_Short problem_. Retype the opening lines of the listing below, ending with the line that contains "0.00128, 0.00143, 0.00149]", and leave out any pictures.

..............................

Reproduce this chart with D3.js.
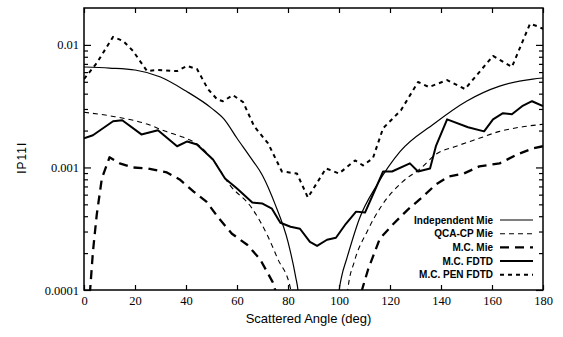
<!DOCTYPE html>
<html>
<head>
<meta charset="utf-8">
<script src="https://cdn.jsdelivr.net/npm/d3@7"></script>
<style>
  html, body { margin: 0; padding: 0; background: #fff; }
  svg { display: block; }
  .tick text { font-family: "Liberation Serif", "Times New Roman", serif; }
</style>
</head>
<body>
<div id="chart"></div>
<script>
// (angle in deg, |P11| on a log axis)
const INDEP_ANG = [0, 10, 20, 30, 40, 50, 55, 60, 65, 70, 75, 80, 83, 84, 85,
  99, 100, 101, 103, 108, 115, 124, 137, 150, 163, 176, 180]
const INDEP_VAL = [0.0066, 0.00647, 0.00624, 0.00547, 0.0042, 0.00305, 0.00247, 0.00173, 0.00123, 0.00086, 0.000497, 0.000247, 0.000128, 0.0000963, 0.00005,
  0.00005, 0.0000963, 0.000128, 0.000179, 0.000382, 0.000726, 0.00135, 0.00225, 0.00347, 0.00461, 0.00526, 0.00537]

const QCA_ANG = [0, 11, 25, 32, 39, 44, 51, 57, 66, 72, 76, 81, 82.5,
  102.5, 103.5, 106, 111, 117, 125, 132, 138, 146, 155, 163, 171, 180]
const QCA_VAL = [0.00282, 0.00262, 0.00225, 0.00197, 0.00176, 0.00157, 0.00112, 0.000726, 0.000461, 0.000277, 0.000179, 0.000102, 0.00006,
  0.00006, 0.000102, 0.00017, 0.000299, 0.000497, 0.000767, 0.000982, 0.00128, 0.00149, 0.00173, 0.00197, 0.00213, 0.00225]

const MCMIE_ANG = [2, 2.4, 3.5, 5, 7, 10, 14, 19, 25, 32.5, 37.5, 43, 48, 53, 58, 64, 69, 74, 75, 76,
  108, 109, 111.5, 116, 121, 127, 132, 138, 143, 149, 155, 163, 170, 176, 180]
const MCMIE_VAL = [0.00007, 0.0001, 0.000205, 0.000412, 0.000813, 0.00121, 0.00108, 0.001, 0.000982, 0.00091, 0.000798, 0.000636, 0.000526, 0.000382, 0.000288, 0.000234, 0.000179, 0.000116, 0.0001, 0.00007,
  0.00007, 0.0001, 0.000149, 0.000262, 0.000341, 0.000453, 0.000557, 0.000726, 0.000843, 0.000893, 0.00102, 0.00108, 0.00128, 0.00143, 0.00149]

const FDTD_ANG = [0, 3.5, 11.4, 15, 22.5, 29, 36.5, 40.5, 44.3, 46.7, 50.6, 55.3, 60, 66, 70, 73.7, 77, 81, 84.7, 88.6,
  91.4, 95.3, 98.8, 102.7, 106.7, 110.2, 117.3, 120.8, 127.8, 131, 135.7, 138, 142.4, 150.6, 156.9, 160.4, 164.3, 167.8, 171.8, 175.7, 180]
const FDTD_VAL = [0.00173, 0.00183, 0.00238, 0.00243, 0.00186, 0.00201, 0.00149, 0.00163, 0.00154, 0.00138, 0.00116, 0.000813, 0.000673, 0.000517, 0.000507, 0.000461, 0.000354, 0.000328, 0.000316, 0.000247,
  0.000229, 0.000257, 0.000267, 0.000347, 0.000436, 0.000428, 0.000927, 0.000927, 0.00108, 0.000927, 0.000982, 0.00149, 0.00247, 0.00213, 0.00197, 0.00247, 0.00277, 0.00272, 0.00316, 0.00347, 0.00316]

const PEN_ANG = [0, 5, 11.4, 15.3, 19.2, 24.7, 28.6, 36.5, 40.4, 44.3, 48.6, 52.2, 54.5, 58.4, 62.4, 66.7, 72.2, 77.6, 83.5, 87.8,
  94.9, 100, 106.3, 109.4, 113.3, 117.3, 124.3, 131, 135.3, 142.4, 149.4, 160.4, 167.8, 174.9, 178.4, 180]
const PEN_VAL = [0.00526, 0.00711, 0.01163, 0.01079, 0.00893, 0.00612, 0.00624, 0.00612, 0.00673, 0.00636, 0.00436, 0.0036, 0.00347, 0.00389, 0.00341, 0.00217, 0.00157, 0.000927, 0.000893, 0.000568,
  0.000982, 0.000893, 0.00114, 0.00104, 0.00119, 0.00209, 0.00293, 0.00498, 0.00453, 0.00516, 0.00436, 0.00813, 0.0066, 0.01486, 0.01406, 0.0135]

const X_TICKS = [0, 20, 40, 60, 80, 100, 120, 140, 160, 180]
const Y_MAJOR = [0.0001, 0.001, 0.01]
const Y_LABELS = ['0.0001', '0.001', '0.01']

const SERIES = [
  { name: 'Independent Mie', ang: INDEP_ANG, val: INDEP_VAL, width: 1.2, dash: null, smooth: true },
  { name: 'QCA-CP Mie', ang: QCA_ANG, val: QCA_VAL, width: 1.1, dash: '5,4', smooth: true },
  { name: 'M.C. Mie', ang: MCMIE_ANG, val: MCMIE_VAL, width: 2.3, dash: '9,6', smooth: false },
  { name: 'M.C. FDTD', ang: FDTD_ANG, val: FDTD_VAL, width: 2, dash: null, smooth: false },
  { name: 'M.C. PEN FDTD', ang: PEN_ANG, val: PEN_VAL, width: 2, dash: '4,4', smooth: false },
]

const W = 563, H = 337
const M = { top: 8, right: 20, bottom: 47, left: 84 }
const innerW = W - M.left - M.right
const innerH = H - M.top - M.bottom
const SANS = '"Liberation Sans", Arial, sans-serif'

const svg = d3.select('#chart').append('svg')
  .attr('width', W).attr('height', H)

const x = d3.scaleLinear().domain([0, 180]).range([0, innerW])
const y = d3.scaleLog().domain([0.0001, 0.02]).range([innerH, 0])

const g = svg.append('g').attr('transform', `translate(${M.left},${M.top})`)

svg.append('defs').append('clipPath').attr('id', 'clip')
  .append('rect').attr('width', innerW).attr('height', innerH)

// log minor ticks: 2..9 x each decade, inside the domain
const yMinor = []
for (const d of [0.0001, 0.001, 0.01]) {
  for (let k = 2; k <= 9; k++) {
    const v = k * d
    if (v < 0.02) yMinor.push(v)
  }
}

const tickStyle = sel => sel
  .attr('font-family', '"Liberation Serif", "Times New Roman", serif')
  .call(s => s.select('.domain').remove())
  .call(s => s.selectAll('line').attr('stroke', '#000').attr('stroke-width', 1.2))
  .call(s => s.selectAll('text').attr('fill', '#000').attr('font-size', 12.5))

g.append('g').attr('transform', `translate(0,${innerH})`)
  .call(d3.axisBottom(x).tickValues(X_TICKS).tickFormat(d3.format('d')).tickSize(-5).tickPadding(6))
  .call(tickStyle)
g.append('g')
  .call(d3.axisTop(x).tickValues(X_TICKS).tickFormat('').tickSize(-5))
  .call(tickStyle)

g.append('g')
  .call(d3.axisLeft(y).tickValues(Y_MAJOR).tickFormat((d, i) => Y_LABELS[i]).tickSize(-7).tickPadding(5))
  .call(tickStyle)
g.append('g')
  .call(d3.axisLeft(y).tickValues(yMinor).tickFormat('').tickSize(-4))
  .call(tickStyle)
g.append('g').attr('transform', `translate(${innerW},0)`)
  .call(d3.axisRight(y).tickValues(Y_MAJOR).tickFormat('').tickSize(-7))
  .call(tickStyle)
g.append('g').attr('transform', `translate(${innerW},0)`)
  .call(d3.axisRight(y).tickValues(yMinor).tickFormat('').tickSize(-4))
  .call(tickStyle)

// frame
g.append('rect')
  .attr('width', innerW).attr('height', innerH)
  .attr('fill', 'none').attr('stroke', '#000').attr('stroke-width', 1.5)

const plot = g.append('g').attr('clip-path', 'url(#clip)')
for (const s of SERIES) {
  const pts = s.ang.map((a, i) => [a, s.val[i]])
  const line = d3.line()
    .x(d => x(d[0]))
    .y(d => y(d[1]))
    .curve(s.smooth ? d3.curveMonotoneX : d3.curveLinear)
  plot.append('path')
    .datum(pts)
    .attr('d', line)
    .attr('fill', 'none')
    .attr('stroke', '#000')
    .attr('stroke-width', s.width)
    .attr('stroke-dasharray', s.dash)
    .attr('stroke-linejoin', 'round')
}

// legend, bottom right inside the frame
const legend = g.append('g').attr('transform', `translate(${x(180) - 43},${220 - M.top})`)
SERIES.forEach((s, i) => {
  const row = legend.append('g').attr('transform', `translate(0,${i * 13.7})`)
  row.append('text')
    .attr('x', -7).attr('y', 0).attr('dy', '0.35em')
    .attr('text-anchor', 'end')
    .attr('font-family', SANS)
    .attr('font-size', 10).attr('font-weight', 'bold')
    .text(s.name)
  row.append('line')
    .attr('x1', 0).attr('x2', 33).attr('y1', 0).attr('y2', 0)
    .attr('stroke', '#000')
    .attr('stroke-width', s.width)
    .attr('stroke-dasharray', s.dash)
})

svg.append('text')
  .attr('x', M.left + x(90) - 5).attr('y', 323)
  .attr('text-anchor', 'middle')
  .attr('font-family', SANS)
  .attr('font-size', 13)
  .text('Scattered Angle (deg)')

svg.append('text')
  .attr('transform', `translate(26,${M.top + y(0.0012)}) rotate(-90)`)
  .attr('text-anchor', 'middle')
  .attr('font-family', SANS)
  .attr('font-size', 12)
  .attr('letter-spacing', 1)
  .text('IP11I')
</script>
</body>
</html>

..............................

_Solution for this exercise_.
Reproduce this chart with D3.js.
<!DOCTYPE html>
<html>
<head>
<meta charset="utf-8">
<script src="https://cdn.jsdelivr.net/npm/d3@7"></script>
<style>
  html, body { margin: 0; padding: 0; background: #fff; }
  svg { display: block; }
  .tick text { font-family: "Liberation Serif", "Times New Roman", serif; }
</style>
</head>
<body>
<div id="chart"></div>
<script>
// (angle in deg, |P11| on a log axis)
const INDEP_ANG = [0, 10, 20, 30, 40, 50, 55, 60, 65, 70, 75, 80, 83, 84, 85,
  99, 100, 101, 103, 108, 115, 124, 137, 150, 163, 176, 180]
const INDEP_VAL = [0.0066, 0.00647, 0.00624, 0.00547, 0.0042, 0.00305, 0.00247, 0.00173, 0.00123, 0.00086, 0.000497, 0.000247, 0.000128, 0.0000963, 0.00005,
  0.00005, 0.0000963, 0.000128, 0.000179, 0.000382, 0.000726, 0.00135, 0.00225, 0.00347, 0.00461, 0.00526, 0.00537]

const QCA_ANG = [0, 11, 25, 32, 39, 44, 51, 57, 66, 72, 76, 81, 82.5,
  102.5, 103.5, 106, 111, 117, 125, 132, 138, 146, 155, 163, 171, 180]
const QCA_VAL = [0.00282, 0.00262, 0.00225, 0.00197, 0.00176, 0.00157, 0.00112, 0.000726, 0.000461, 0.000277, 0.000179, 0.000102, 0.00006,
  0.00006, 0.000102, 0.00017, 0.000299, 0.000497, 0.000767, 0.000982, 0.00128, 0.00149, 0.00173, 0.00197, 0.00213, 0.00225]

const MCMIE_ANG = [2, 2.4, 3.5, 5, 7, 10, 14, 19, 25, 32.5, 37.5, 43, 48, 53, 58, 64, 69, 74, 75, 76,
  108, 109, 111.5, 116, 121, 127, 132, 138, 143, 149, 155, 163, 170, 176, 180]
const MCMIE_VAL = [0.00007, 0.0001, 0.000205, 0.000412, 0.000813, 0.00121, 0.00108, 0.001, 0.000982, 0.00091, 0.000798, 0.000636, 0.000526, 0.000382, 0.000288, 0.000234, 0.000179, 0.000116, 0.0001, 0.00007,
  0.00007, 0.0001, 0.000149, 0.000262, 0.000341, 0.000453, 0.000557, 0.000726, 0.000843, 0.000893, 0.00102, 0.00108, 0.00128, 0.00143, 0.00149]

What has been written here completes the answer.